The Change Team will learn how to work together

More importantly, the knowledge the ‘change team’ will gain from working together on small ‘quicker’ changes will help them evolve to a more cohesive, stronger team. The change team will go through phases that all teams do. Bruce Tuskman defined the five step process that most teams follow to achieve high performance. Many newly formed change teams never progress beyond the first stage: forming. In this stage, team members are cautious, positive and polite. Some might be anxious with the new team members. It is imperative that the change team moves past this stage and onto the next stages quickly. The team will need to deal with its own dysfunctions before it can tackle the organizations’. The longer the change team remains uncomfortable with each other, the longer implementing change will take. Team members must feel comfortable enough to giving and receiving feedback. Rolling out change cannot be done individually, the team must roll out the change as a unit together.Change teams are a microcosm of the organization. They need to update their membership regularly to provide new insights, perspectives, and  to adapt to the ever-changing environment.

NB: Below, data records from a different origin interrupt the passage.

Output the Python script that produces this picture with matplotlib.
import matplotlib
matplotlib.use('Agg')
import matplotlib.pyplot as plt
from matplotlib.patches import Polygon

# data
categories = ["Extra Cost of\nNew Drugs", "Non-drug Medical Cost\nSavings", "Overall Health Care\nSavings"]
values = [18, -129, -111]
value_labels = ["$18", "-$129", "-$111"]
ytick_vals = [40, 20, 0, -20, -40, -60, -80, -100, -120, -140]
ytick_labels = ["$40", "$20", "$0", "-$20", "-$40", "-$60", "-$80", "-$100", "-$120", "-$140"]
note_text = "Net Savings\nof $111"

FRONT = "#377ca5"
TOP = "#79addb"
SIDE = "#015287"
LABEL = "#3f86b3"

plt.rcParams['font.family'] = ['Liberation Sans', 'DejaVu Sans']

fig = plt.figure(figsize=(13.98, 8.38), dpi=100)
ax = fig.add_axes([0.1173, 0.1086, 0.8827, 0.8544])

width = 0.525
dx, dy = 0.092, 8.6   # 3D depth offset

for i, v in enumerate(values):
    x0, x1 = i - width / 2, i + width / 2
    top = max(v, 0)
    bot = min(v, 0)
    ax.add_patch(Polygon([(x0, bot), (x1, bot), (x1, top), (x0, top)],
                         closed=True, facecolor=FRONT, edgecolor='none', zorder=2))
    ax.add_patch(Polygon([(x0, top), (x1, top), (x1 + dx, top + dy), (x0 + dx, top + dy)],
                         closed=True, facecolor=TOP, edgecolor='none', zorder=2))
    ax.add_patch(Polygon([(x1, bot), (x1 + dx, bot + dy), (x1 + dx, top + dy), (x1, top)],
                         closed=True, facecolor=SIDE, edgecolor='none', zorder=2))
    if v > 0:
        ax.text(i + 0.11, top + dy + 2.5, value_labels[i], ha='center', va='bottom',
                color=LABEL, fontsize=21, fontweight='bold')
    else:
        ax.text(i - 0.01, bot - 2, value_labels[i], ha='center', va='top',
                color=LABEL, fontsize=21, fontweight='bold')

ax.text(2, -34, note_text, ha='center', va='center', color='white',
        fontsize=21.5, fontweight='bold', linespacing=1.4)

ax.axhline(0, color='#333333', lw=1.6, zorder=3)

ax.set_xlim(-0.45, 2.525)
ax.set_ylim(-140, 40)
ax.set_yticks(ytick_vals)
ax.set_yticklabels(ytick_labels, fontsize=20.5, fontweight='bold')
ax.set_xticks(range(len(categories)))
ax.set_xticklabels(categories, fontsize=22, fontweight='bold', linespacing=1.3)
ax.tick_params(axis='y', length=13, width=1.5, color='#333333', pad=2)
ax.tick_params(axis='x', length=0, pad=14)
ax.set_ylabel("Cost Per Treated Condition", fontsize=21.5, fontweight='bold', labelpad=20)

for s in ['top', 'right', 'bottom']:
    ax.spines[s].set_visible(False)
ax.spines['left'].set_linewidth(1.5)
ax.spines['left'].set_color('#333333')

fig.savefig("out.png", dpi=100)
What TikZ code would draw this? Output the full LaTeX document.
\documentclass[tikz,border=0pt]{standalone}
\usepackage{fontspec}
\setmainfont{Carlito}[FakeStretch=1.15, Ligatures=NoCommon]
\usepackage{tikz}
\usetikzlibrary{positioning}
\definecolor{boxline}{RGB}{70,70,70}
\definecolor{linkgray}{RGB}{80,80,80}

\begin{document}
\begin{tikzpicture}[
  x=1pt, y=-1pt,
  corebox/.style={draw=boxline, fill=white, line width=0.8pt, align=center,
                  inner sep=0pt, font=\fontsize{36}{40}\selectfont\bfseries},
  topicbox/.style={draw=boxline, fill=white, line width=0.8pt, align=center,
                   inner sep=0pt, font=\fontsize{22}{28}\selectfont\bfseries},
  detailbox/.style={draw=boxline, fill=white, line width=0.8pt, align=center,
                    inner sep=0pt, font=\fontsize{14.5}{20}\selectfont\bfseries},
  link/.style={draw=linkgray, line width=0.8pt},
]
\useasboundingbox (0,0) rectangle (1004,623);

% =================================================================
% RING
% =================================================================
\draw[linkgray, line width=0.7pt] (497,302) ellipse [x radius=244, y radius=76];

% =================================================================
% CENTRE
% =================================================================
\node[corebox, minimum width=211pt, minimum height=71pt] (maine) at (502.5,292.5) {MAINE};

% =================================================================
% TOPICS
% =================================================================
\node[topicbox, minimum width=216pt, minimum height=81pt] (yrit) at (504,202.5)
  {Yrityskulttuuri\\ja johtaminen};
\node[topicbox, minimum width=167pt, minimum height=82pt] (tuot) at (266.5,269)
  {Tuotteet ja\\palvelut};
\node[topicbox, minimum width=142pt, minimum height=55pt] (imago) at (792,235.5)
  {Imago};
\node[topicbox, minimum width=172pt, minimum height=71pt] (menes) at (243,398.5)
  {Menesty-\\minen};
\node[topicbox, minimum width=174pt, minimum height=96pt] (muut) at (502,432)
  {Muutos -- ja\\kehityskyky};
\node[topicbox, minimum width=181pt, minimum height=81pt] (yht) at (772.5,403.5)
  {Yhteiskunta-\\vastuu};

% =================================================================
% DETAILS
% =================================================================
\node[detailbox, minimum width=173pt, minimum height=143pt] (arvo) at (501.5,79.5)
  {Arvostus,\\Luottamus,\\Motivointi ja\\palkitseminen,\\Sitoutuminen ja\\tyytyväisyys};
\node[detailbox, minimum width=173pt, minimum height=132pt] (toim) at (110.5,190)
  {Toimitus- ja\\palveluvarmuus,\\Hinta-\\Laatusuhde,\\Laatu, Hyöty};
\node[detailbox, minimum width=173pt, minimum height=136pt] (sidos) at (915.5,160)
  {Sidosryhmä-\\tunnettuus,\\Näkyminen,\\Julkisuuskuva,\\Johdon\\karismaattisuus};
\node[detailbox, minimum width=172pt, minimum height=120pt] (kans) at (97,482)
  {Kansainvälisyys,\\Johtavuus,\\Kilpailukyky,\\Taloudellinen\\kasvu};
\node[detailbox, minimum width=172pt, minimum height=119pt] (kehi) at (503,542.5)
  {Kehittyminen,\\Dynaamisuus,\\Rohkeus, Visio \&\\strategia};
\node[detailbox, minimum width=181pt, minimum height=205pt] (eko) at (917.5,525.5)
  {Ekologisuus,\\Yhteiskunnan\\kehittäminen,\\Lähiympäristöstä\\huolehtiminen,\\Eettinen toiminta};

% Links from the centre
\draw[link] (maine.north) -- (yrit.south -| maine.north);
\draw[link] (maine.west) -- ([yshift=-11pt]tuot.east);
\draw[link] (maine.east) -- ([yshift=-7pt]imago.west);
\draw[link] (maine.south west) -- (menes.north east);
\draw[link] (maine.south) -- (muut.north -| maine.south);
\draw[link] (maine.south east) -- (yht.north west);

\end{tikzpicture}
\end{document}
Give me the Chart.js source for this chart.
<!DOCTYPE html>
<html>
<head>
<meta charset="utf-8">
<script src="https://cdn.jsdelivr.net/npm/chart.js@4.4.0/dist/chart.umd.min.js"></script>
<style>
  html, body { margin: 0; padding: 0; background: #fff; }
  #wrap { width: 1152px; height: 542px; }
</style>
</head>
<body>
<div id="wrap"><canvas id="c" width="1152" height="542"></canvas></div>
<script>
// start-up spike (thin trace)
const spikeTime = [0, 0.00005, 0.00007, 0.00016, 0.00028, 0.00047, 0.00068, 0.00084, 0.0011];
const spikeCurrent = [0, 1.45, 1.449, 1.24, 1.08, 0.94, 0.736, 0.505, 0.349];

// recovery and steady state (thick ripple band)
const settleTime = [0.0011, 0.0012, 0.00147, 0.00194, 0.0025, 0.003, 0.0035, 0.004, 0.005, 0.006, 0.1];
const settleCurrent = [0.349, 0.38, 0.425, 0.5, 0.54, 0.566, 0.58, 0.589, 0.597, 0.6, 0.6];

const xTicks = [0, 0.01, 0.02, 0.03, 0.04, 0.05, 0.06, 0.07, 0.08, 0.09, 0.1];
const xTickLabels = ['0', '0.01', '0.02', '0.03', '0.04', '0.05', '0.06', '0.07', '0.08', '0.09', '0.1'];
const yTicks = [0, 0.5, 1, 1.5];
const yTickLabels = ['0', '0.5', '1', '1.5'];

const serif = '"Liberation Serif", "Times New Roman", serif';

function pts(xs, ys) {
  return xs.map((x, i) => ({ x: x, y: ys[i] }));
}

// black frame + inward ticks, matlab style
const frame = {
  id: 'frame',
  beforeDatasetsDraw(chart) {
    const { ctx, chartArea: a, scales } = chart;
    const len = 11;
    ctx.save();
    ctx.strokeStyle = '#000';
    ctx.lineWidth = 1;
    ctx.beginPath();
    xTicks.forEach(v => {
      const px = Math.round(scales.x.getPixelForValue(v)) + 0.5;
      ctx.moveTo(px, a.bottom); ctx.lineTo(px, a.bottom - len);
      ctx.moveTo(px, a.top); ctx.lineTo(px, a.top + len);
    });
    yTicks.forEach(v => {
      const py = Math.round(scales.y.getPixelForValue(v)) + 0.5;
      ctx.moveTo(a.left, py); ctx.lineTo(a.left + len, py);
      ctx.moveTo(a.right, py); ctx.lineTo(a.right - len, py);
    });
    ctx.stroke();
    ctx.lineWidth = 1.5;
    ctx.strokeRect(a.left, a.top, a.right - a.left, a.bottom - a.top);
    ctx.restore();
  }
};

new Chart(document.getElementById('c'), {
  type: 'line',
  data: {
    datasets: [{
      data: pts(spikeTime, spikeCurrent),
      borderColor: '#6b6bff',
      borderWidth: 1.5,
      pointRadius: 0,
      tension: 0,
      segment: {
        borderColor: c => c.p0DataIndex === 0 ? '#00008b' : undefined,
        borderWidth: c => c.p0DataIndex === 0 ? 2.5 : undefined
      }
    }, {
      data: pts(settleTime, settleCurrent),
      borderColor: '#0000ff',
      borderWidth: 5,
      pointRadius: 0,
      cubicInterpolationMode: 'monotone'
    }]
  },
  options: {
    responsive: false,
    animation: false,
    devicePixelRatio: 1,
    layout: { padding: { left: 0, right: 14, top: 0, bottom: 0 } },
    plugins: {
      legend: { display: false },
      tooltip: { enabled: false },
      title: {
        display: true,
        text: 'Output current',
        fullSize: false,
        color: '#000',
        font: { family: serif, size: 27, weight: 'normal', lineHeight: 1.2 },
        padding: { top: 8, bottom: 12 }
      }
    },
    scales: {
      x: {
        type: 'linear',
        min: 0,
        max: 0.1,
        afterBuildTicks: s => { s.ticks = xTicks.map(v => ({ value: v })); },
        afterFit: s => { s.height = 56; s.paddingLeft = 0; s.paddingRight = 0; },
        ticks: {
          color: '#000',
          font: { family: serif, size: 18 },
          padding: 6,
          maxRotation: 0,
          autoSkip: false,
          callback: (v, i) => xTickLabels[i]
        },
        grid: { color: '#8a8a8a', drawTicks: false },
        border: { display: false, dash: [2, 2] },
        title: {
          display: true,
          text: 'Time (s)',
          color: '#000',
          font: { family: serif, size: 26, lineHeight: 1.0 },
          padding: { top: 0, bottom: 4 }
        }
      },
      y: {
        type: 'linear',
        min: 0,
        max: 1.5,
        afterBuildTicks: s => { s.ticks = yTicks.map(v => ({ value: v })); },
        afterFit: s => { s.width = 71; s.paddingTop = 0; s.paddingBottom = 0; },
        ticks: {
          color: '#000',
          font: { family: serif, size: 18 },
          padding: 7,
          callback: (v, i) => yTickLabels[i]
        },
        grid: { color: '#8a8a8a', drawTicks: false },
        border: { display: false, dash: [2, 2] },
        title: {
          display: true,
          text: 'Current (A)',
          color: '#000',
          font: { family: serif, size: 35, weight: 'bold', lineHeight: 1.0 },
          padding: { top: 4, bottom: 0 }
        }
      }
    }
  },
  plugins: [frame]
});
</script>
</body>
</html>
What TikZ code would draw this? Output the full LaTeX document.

At the end of the day, the organization’s main goal is to continue delivering products or services, not implement changes. As change agents, your role is to make the implementation of changes as seamless as possible. Smaller sized chunks will prevent a large disruption in the workflow. The changes will allow the employees to grow accustomed to environment that is continually evolving, refocus the status quo and continue to make the organization deliver high value services.